The internal, external and interstitial spaces are further manipulated by folding screens which envelop the pavilions. These screens can be moved to control accessibility and to adapt the spaces according to purpose, season and time of day. The layered sight-lines they create also ensure that visitors are aware of the carefully articulated visual layering, through which they must journey before encountering the view to the sea vista beyond.

There is an orchestrated and intentional overlap between inside and outside spaces, so that the built forms feel as though they are at one with the beachside environment, linked in with the beach, and serving as an extension of Seaford Pier. And yet, the footprint of the project does also provide for a certain level of shelter and enclosure. The courtyard is well sheltered by the surrounding buildings, and serves as a link between the multifunction space and the café (the latter of which now supplements the kiosks of yesteryear with modern-day staples: espresso and traditional ice-cream). The rooms facing the courtyard are oriented to take advantage of the sunlight at one end and the cool shade at the other, and the floor structure is raised to allow cooling breezes to pass below the building, keeping even the internal spaces at the most comfortable temperature possible.
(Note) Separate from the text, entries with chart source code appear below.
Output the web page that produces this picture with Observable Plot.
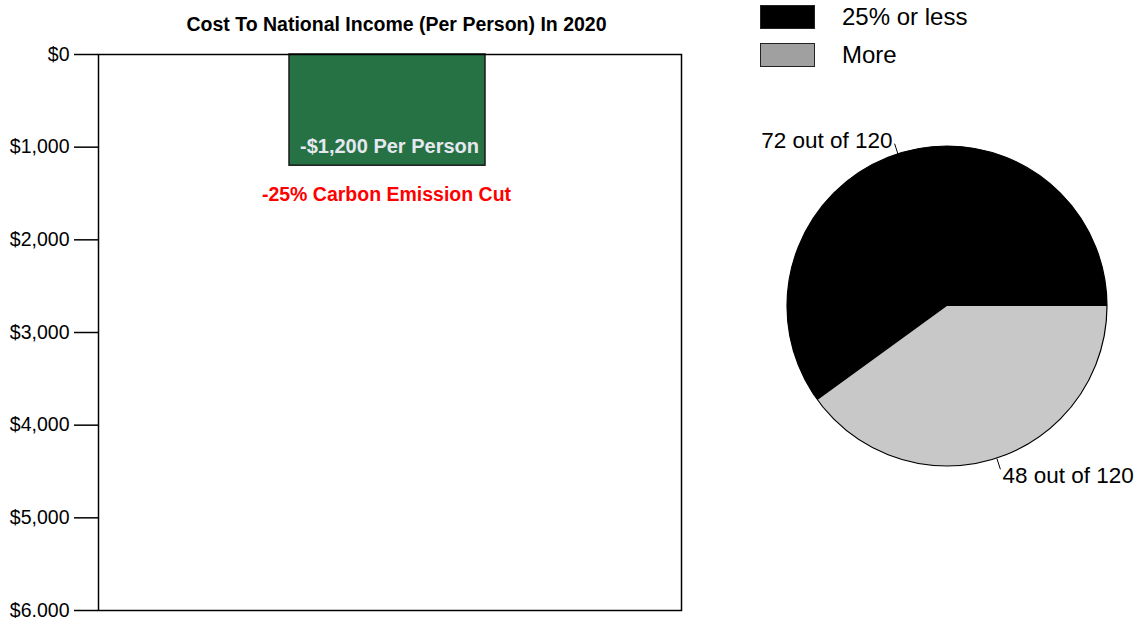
<!DOCTYPE html>
<html>
<head>
<meta charset="utf-8">
<script src="https://cdn.jsdelivr.net/npm/d3@7"></script>
<script src="https://cdn.jsdelivr.net/npm/@observablehq/plot@0.6"></script>
<style>
  body { margin: 0; background: #fff; }
  #root { position: relative; width: 1136px; height: 618px; overflow: hidden; font-family: "Liberation Sans", Arial, sans-serif; color: #000; }
  #title { position: absolute; left: 0; top: 15px; width: 793px; text-align: center; font-weight: bold; font-size: 19.5px; line-height: 19px; }
  #bars { position: absolute; left: 0; top: 0; }
  #pie { position: absolute; left: 760px; top: 0; }
  .legend-item { position: absolute; left: 760px; height: 24px; }
  .legend-swatch { position: absolute; left: 0; top: 0; width: 55px; height: 24px; box-sizing: border-box; border: 1.5px solid #222; }
  .legend-text { position: absolute; left: 82px; top: 0; font-size: 24px; line-height: 22px; white-space: nowrap; }
</style>
</head>
<body>
<div id="root">
  <div id="title">Cost To National Income (Per Person) In 2020</div>
  <div id="bars"></div>
  <div id="pie"></div>
  <div id="legend"></div>
</div>
<script>
// ---- Data ----
const barCategories = ["-25% Carbon Emission Cut"];
const barCosts = [1200];
const barValueLabels = ["-$1,200 Per Person"];
const yTicks = [0, 1000, 2000, 3000, 4000, 5000, 6000];
const yTickLabels = ["$0", "$1,000", "$2,000", "$3,000", "$4,000", "$5,000", "$6.000"];

const pieCategories = ["25% or less", "More"];
const pieCounts = [72, 48];
const pieLabels = ["72 out of 120", "48 out of 120"];
const pieColors = ["#000000", "#c8c8c8"];
const legendColors = ["#000000", "#a0a0a0"];

// ---- Bar chart ----
const barData = barCategories.map((c, i) => ({category: c, cost: barCosts[i], label: barValueLabels[i]}));

const barPlot = Plot.plot({
  width: 700,
  height: 618,
  marginLeft: 98,
  marginRight: 19,
  marginTop: 54,
  marginBottom: 8,
  style: {fontFamily: "Liberation Sans, Arial, sans-serif", fontSize: "20px", color: "#000", background: "transparent", overflow: "visible"},
  x: {domain: barCategories, padding: 0.497, align: 0.4935, axis: null},
  y: {domain: [0, 6000], reverse: true, axis: null},
  marks: [
    Plot.barY(barData, {x: "category", y: "cost", fill: "#267245", stroke: "#1a1a1a", strokeWidth: 1.5}),
    Plot.text(barData, {x: "category", y: "cost", text: "label", fill: "#e6e8ef", fontWeight: "bold", fontSize: 20, dx: 2, dy: -19, lineAnchor: "middle", style: "letter-spacing:0.5px"}),
    Plot.text(barData, {x: "category", y: "cost", text: "category", fill: "#ff0000", fontWeight: "bold", fontSize: 19.5, dx: -1, dy: 29, lineAnchor: "middle"}),
    Plot.frame({stroke: "#000", strokeWidth: 1.5}),
    Plot.axisY({ticks: yTicks, tickFormat: d => yTickLabels[yTicks.indexOf(d)], tickSize: 24, tickPadding: 5, strokeWidth: 1.5, fontSize: 19.5, label: null})
  ]
});
document.getElementById("bars").appendChild(barPlot);

// ---- Pie chart ----
const pieData = pieCategories.map((c, i) => ({category: c, count: pieCounts[i], label: pieLabels[i], color: pieColors[i]}));
// "More" slice begins at 3 o'clock, going clockwise
const arcs = d3.pie().sort(null).value(d => d.count)
  .startAngle(Math.PI / 2).endAngle(Math.PI / 2 + 2 * Math.PI)(pieData.slice().reverse());
const labelData = arcs.map(a => {
  const mid = (a.startAngle + a.endAngle) / 2;
  return {
    label: a.data.label,
    x1: Math.sin(mid), y1: Math.cos(mid),
    x2: Math.sin(mid) * 1.07, y2: Math.cos(mid) * 1.07,
    left: Math.sin(mid) < 0
  };
});

const pieMark = (index, scales) => {
  const cx = scales.x(0), cy = scales.y(0), r = scales.x(1) - scales.x(0);
  const g = d3.create("svg:g").attr("transform", `translate(${cx},${cy})`);
  const arc = d3.arc().innerRadius(0).outerRadius(r);
  g.selectAll("path").data(arcs).join("path").attr("d", arc).attr("fill", d => d.data.color);
  g.append("circle").attr("r", r).attr("fill", "none").attr("stroke", "#000").attr("stroke-width", 1.2);
  return g.node();
};

const piePlot = Plot.plot({
  width: 376,
  height: 618,
  style: {fontFamily: "Liberation Sans, Arial, sans-serif", fontSize: "22.5px", color: "#000", background: "transparent", overflow: "visible"},
  x: {domain: [-1, 1], range: [27, 347], axis: null},
  y: {domain: [-1, 1], range: [466, 146], axis: null},
  marks: [
    pieMark,
    Plot.link(labelData, {x1: "x1", y1: "y1", x2: "x2", y2: "y2", stroke: "#000", strokeWidth: 1}),
    Plot.text(labelData.filter(d => d.left), {x: "x2", y: "y2", text: "label", textAnchor: "end", lineAnchor: "middle", dx: -2, dy: -3, fontSize: 22.5, fill: "#000"}),
    Plot.text(labelData.filter(d => !d.left), {x: "x2", y: "y2", text: "label", textAnchor: "start", lineAnchor: "middle", dx: 2, dy: 6, fontSize: 22.5, fill: "#000"})
  ]
});
document.getElementById("pie").appendChild(piePlot);

// ---- Legend ----
const legend = document.getElementById("legend");
pieCategories.forEach((c, i) => {
  const item = document.createElement("div");
  item.className = "legend-item";
  item.style.top = (5 + i * 38) + "px";
  const sw = document.createElement("div");
  sw.className = "legend-swatch";
  sw.style.background = legendColors[i];
  const tx = document.createElement("div");
  tx.className = "legend-text";
  tx.style.top = "1px";
  tx.textContent = c;
  item.appendChild(sw);
  item.appendChild(tx);
  legend.appendChild(item);
});
</script>
</body>
</html>
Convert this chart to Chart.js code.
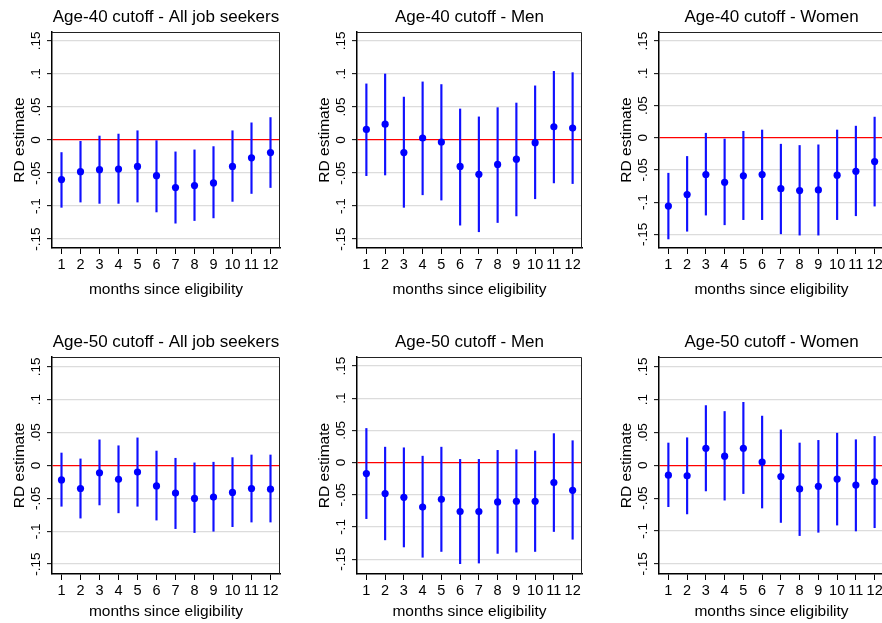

Knowing that the new Surf Life Saving Club would be a sensitive issue for its local community, Robert Simeoni Architects’ consultation process involved not only the client, Frankston City Council, and the Seaford Life Saving Club, but also the Department of Sustainability and Environment, the local community, the Seaford Village Traders Association, the Friends of Seaford Foreshore Reserve. Local Aboriginal representatives were also actively engaged in examining and reviewing the site, especially during demolition of the existing building and throughout the excavation period. A particularly important contribution was that of geo-morphologist Dr Eric Bird, whose decision it was to set the initial footprint of the building envelope much further back from the shoreline than had been covered in the original council outline. As a result, the higher elevation renders the club a natural lookout, connecting its visitors from the landward side to the ocean beyond. This altered placement also effects a much reduced impact on the sand dunes and nearby vegetation – an impact further constrained by the use of screw piles in place of concrete foundations. All other building materials were carefully selected: for their environmental sensitivity of course, but equally important was their durability in coastal conditions: and these conditions are about as coastal as they come, without actually being cast out to sea. Engineered structural timber was used in lieu of marine grade structural steel, reducing the energy consumption embodied in the construction process, and the Spotted Gum cladding was sealed with a non-toxic combination of linseed oil and citric acid.

The quintessential Aussie Surf Lifesaving Club has a new face, and it is embodied by Robert Simeoni Architects’ Seaford transformation. Gone are the days of the early roughand- ready beachside club, fit for storing the gear and serving out a few hamburgers on the weekend. This timber scene-stealer is as blonde, tanned and resort-style as they come, with the eco-street-cred to match. It is the high-profile ‘look at me’ clubhouse: a place that evokes a sense of local pride and draws the community in, inviting them to own this shared local place, and – just on the other side of a gloriously wide Aussie deck – their local beach. +

 

1 A much gentler materiality sets this surf livesaving club apart from the concrete bunker-like shelters of the past. 2 With scre-piles in place of concrete foundations, and a smaller set back footprint at the suggestions of Dr Eric Bird, the Seaford Surf Lifesaving Club does in fact sit lightly on the earth. 3 But the function of a surf lifesaving club has not changed. 4 to 6 The club's most salient feature is surely its sensitive layering, which filters air, light, and vistas. Removeable screens of timber battens, interstitial spaces which throttle airflow, and sliding glass doors allow users to seal or open spaces at will.